Published: Thursday, May 2, 2013 10:51 a.m. CDT

The flood waters are finally receding and while some folks in our area saw some property damage, we’re lucky we didn’t bear the brunt of the flooding like the Peoria area or communities along the Fox River and the Des Plaines River. In the 90 th  District, both LaSalle County and DeKalb County were declared disaster areas by Gov. Quinn. The official designation for those counties will bring additional state resources for recovery and repair efforts. If you live outside a disaster area but still saw some personal property damage from the floods, you may still be eligible for a low-interest recovery loan through the state treasurer’s office. Look for details on http://treasurer.il.gov

This week, the House reconvenes in Springfield for an intensive session before our May 31 adjournment. We still have a number of big issues to address: the state budget, pension reform, concealed carry and a proposed expansion of Medicaid, among others.

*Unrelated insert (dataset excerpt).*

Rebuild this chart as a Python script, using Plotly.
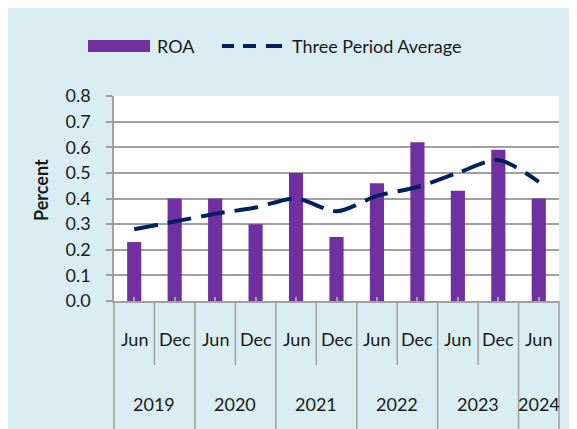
import plotly.graph_objects as go

YEARS = ["2019", "2019", "2020", "2020", "2021", "2021", "2022", "2022", "2023", "2023", "2024"]
PERIODS = ["Jun", "Dec", "Jun", "Dec", "Jun", "Dec", "Jun", "Dec", "Jun", "Dec", "Jun"]
ROA = [0.23, 0.40, 0.40, 0.30, 0.50, 0.25, 0.46, 0.62, 0.43, 0.59, 0.40]
THREE_PERIOD_AVG = [0.28, 0.31, 0.34, 0.365, 0.40, 0.35, 0.41, 0.445, 0.50, 0.55, 0.465]
Y_TICKS = [0.0, 0.1, 0.2, 0.3, 0.4, 0.5, 0.6, 0.7, 0.8]

# page body has an 8px margin; figure fills the rest of the 577x429 window
OFF = 8
W, H = 577 - OFF, 429 - OFF
L_PX, R_PX, T_PX, B_PX = 114, 559, 96, 301          # plot area in window pixels
ML, MR, MT, MB = L_PX - OFF, W - (R_PX - OFF), T_PX - OFF, H - (B_PX - OFF)
PW, PH = W - ML - MR, H - MT - MB

BG = "#DAEDF3"
PURPLE = "#7030A0"
NAVY = "#002060"
GRID = "#A0A0A0"
FONT = "Lato"
FS = 18
TXT = "#1a1a1a"


def px_x(px):
    return (px - OFF - ML) / PW


def px_y(py):
    return (H - MB - (py - OFF)) / PH


cats = [f"{p} {y}" for p, y in zip(PERIODS, YEARS)]
N = len(cats)

fig = go.Figure()
fig.add_trace(go.Bar(x=cats, y=ROA, marker=dict(color=PURPLE, line=dict(width=0)),
                     name="ROA", showlegend=False))
fig.add_trace(go.Scatter(x=cats, y=THREE_PERIOD_AVG, mode="lines", name="Three Period Average",
                         line=dict(color=NAVY, width=4, dash="24px,10px", shape="spline", smoothing=0.8),
                         showlegend=False))

shapes = []
annotations = []

# category dividers
for k in range(N + 1):
    is_year_edge = k == 0 or k == N or YEARS[k] != YEARS[k - 1]
    yb = 429 if is_year_edge else 365
    shapes.append(dict(type="line", xref="paper", yref="paper", x0=k / N, x1=k / N,
                       y0=0, y1=px_y(yb), line=dict(color=GRID, width=1.5)))

# period labels
for i, p in enumerate(PERIODS):
    annotations.append(dict(xref="paper", yref="paper", x=(i + 0.5) / N, y=px_y(339), text=p,
                            showarrow=False, font=dict(family=FONT, size=FS, color=TXT),
                            xanchor="center", yanchor="middle"))

# year labels
groups = []
for i, y in enumerate(YEARS):
    if groups and groups[-1][0] == y:
        groups[-1][1].append(i)
    else:
        groups.append((y, [i]))
for y, idx in groups:
    c = (sum(idx) / len(idx) + 0.5) / N
    annotations.append(dict(xref="paper", yref="paper", x=c, y=px_y(404), text=y,
                            showarrow=False, font=dict(family=FONT, size=FS, color=TXT),
                            xanchor="center", yanchor="middle"))

# y axis title
annotations.append(dict(xref="paper", yref="paper", x=px_x(41), y=px_y(190), text="<b>Percent</b>",
                        textangle=-90, showarrow=False, font=dict(family=FONT, size=FS, color=TXT),
                        xanchor="center", yanchor="middle"))

# custom legend
shapes.append(dict(type="rect", xref="paper", yref="paper", x0=px_x(88), x1=px_x(150),
                   y0=px_y(52), y1=px_y(40), fillcolor=PURPLE, line=dict(width=0)))
annotations.append(dict(xref="paper", yref="paper", x=px_x(155), y=px_y(46), text="ROA",
                        showarrow=False, font=dict(family=FONT, size=FS, color=TXT),
                        xanchor="left", yanchor="middle"))
for a, b in [(222, 234), (243, 256), (266, 282)]:
    shapes.append(dict(type="line", xref="paper", yref="paper", x0=px_x(a), x1=px_x(b),
                       y0=px_y(46), y1=px_y(46), line=dict(color=NAVY, width=4)))
annotations.append(dict(xref="paper", yref="paper", x=px_x(290), y=px_y(46), text="Three Period Average",
                        showarrow=False, font=dict(family=FONT, size=FS, color=TXT),
                        xanchor="left", yanchor="middle"))

fig.update_layout(
    width=W, height=H,
    margin=dict(l=ML, r=MR, t=MT, b=MB, pad=0),
    paper_bgcolor=BG, plot_bgcolor="white",
    bargap=0.65,
    showlegend=False,
    shapes=shapes, annotations=annotations,
    font=dict(family=FONT, size=FS, color=TXT),
    xaxis=dict(type="category", showticklabels=False, ticks="inside", ticklen=4, tickcolor=GRID,
               tickwidth=1.5, showgrid=False, showline=True, linecolor=GRID, linewidth=1.5,
               range=[-0.5, N - 0.5], fixedrange=True),
    yaxis=dict(range=[0, 0.8], tickvals=Y_TICKS, tickformat=".1f", ticks="outside", ticklen=6,
               tickcolor=GRID, tickwidth=1.5, showgrid=True, gridcolor=GRID, gridwidth=1.5,
               showline=True, linecolor=GRID, linewidth=1.5, zeroline=False, ticklabelstandoff=12,
               tickfont=dict(family=FONT, size=FS, color=TXT), fixedrange=True),
)

fig.write_html("out.html")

All residents of the 90 th  District will soon receive a survey in the mail. In the mailer you’ll find contact information for my district office and have the opportunity to share your opinions on several key issues. I believe it’s important that elected officials ask questions of constituents and listen to the replies. That’s why I’m hopeful you’ll complete the survey and mail it back in. In order to be a good representative for you in Springfield, I need to listen to your opinions, concerns and perspectives. That’s just what this survey helps me do. If you’d like, you can also visit www.tomdemmer.com and complete the survey online.

Over the past week, several of my colleagues joined minority leader Rep. Tom Cross in support of a package of bills for welfare reform. The bills make common sense improvements to the welfare system by adding a photo ID to LINK cards to ensure that the user of the card is the rightful owner. Another bill would prohibit using government cash assistance to buy alcohol, tobacco, lottery tickets, tattoos and other items that are not what the assistance is intended to fund. The other bills prevent incarcerated inmates from obtaining welfare, and prohibit those with outstanding criminal warrants from receiving benefits.

These welfare reforms are not only responsible safeguards, they protect the integrity of the program. Programs for food and cash assistance are designed to be a safety net for people inneed. Every dollar spent inappropriately is a dollar taken away from those who truly need it.

Switching gears to firearms legislation, we still face a ticking clock toward the court-imposed deadline of June 9 for passage of a law that allows for concealed carry. A restrictive, “may-issue” proposal offered by Rep. Kelly Cassidy was soundly defeated 31-76 after a lengthy debate on the House floor. The following day, a permissive, responsible concealed carry bill offered by Rep. Brandon Phelps and supported by the NRA gained 64 yes votes, but failed to reach the necessary 71 votes for passage. The Senate is weighing several proposals too. I suspect more votes to happen in the coming weeks, but our action so far demonstrates the difficulty of getting 71 members of the House to agree to any proposal. The bar is set high, and we’re working hard to protect our Second Amendment rights and gain the votes necessary for passage.

We’re also faced with a significant challenge on the budget. I sit on the Appropriations for Human Services Committee, which oversees half the state budget and allocates funding for Medicaid, developmental disability care, mental health care, the department on aging and a variety of social services. Over the past several weeks, we’ve heard testimony from providers and users of all these services. We have a steep curve in finding adequate funding for needed services while trying to do things more efficiently and in a less costly way.

The month of May will be a long and busy month. I’m hopeful we’ll find responsible solutions to some of our problems, and begin to take steps to correct the course that led Illinois to the situation we’re in today.